From CIA torture to Abu Ghraib
Following the 9/11 attacks, the US launched a far-reaching campaign to root out “terrorists” that had planned the attacks and who could coordinate further attacks on US soil.
However, civil society groups have said that many of Washington’s practices, including rendition and “enhanced interrogation techniques” – which the Senate concluded in a landmark report amounted to torture – are illegal according to international law.
Last month, newly declassified documents detailed how Ammar al-Baluchi, a detainee at a CIA black site in Afghanistan, was used as a living prop for interrogators-in-training to receive certification in interrogations. The torture he received led to brain damage.
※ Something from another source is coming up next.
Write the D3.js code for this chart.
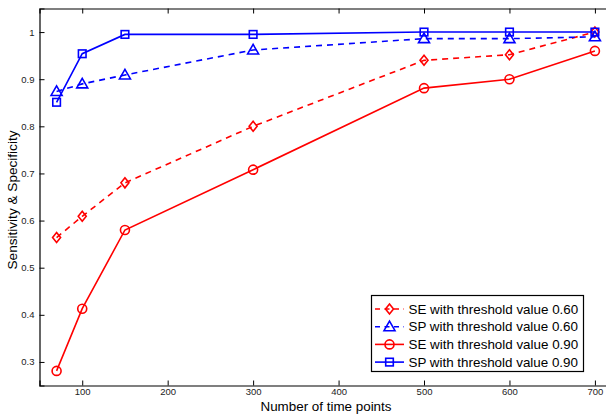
<!DOCTYPE html>
<html><head><meta charset="utf-8">
<script src="https://cdn.jsdelivr.net/npm/d3@7/dist/d3.min.js"></script>
<style>body{margin:0;background:#fff}svg{display:block}</style>
</head><body><svg id="c" width="606" height="414"></svg>
<script>
const xValues = [70, 100, 150, 300, 500, 600, 700];
const seThr060 = [0.564, 0.609, 0.680, 0.800, 0.940, 0.952, 1.000];
const spThr060 = [0.874, 0.890, 0.909, 0.962, 0.986, 0.986, 0.990];
const seThr090 = [0.281, 0.413, 0.580, 0.708, 0.881, 0.900, 0.960];
const spThr090 = [0.851, 0.954, 0.995, 0.995, 1.000, 1.000, 1.000];
const seriesNames = ["SE with threshold value 0.60","SP with threshold value 0.60","SE with threshold value 0.90","SP with threshold value 0.90"];
const xTicks = [100,200,300,400,500,600,700];
const yTicks = [0.3,0.4,0.5,0.6,0.7,0.8,0.9,1];
const xLabel = "Number of time points";
const yLabel = "Sensitivity & Specificity";

const series = [
  {name: seriesNames[0], vals: seThr060, color: "#ff0000", dash: "6,5", marker: "diamond"},
  {name: seriesNames[1], vals: spThr060, color: "#0000ff", dash: "6,5", marker: "triangle"},
  {name: seriesNames[2], vals: seThr090, color: "#ff0000", dash: null, marker: "circle"},
  {name: seriesNames[3], vals: spThr090, color: "#0000ff", dash: null, marker: "square"}
];

const svg = d3.select("#c");
const L = 39.5, T = 8.5, B = 385.5, R = 612;
const x = d3.scaleLinear().domain([50, 720]).range([L, R]);
const y = d3.scaleLinear().domain([0.25, 1.05]).range([B, T]);
const font = "'Liberation Sans', Arial, Helvetica, sans-serif";

// axes
const gx = svg.append("g").attr("transform", `translate(0,${B})`)
  .call(d3.axisBottom(x).tickValues(xTicks).tickSize(-5).tickPadding(3).tickFormat(d3.format("d")));
const gxt = svg.append("g").attr("transform", `translate(0,${T})`)
  .call(d3.axisTop(x).tickValues(xTicks).tickSize(-5).tickFormat(""));
const gy = svg.append("g").attr("transform", `translate(${L},0)`)
  .call(d3.axisLeft(y).tickValues(yTicks).tickSize(-5).tickPadding(5).tickFormat(d => d === 1 ? "1" : d3.format(".1f")(d)));
[gx, gxt, gy].forEach(g => {
  g.select(".domain").attr("stroke", "#000").attr("stroke-width", 1.2);
  g.selectAll(".tick line").attr("stroke", "#000").attr("stroke-width", 1);
  g.selectAll(".tick text").attr("font-family", font).attr("font-size", 9.5).attr("fill", "#222");
});

const line = d3.line().x((d, i) => x(xValues[i])).y(d => y(d));

function drawMarker(g, type, cx, cy, color) {
  if (type === "circle") {
    g.append("circle").attr("cx", cx).attr("cy", cy).attr("r", 4.5)
      .attr("fill", "none").attr("stroke", color).attr("stroke-width", 1.6);
  } else if (type === "square") {
    g.append("rect").attr("x", cx - 3.8).attr("y", cy - 3.8).attr("width", 7.6).attr("height", 7.6)
      .attr("fill", "none").attr("stroke", color).attr("stroke-width", 1.6);
  } else if (type === "triangle") {
    g.append("path").attr("d", `M${cx},${cy-5.5}L${cx+5.5},${cy+4}L${cx-5.5},${cy+4}Z`)
      .attr("fill", "none").attr("stroke", color).attr("stroke-width", 1.6);
  } else if (type === "diamond") {
    g.append("path").attr("d", `M${cx},${cy-5}L${cx+4},${cy}L${cx},${cy+5}L${cx-4},${cy}Z`)
      .attr("fill", "none").attr("stroke", color).attr("stroke-width", 1.6);
  }
}

const plot = svg.append("g");
series.forEach(s => {
  plot.append("path").datum(s.vals).attr("d", line)
    .attr("fill", "none").attr("stroke", s.color).attr("stroke-width", 1.6)
    .attr("stroke-dasharray", s.dash);
  const mg = plot.append("g");
  s.vals.forEach((v, i) => drawMarker(mg, s.marker, x(xValues[i]), y(v), s.color));
});

// axis labels
svg.append("text").attr("x", 326).attr("y", 410.5).attr("text-anchor", "middle")
  .attr("font-family", font).attr("font-size", 13.4).attr("fill", "#000").text(xLabel);
svg.append("text").attr("transform", "translate(17,200) rotate(-90)").attr("text-anchor", "middle")
  .attr("font-family", font).attr("font-size", 13.6).attr("fill", "#000").text(yLabel);

// legend
const lg = svg.append("g");
lg.append("rect").attr("x", 371.5).attr("y", 295.5).attr("width", 212).attr("height", 76)
  .attr("fill", "#fff").attr("stroke", "#000").attr("stroke-width", 1.2);
series.forEach((s, i) => {
  const cy = 309 + i * 17.7;
  lg.append("line").attr("x1", 375).attr("x2", 404).attr("y1", cy).attr("y2", cy)
    .attr("stroke", s.color).attr("stroke-width", 1.6).attr("stroke-dasharray", s.dash ? "5,4.5" : null);
  drawMarker(lg, s.marker, 389.5, cy, s.color);
  lg.append("text").attr("x", 408.5).attr("y", cy + 4.7)
    .attr("font-family", font).attr("font-size", 13.4).attr("fill", "#000").text(s.name);
});
</script></body></html>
During the event on Monday, Clark also revealed that despite denial from US officials, there is a link between the creators – such as Mitchell – of the CIA’s torture programme and the gross abuses that took place at the notorious Abu Ghraib prison where detainees endured physical, psychological and sexual abuse, including the use of electric shock and mock executions at the hands of US forces.
“The other thing that I put together in great detail in the book is how the CIA’s enhanced interrogation programme absolutely, definitely led to abuses in the US military as well,” Clark said.
“The same people… were involved in putting together training programmes, training materials, training the CIA, training interrogators to go to Guantanamo, training interrogators at Bagram, and then interrogators who went to Abu Ghraib.
“Jim [Mitchell] can rightly say ‘I didn’t design what went wrong at Abu Ghraib’, but he has to accept responsibility that he created something that got out of control.”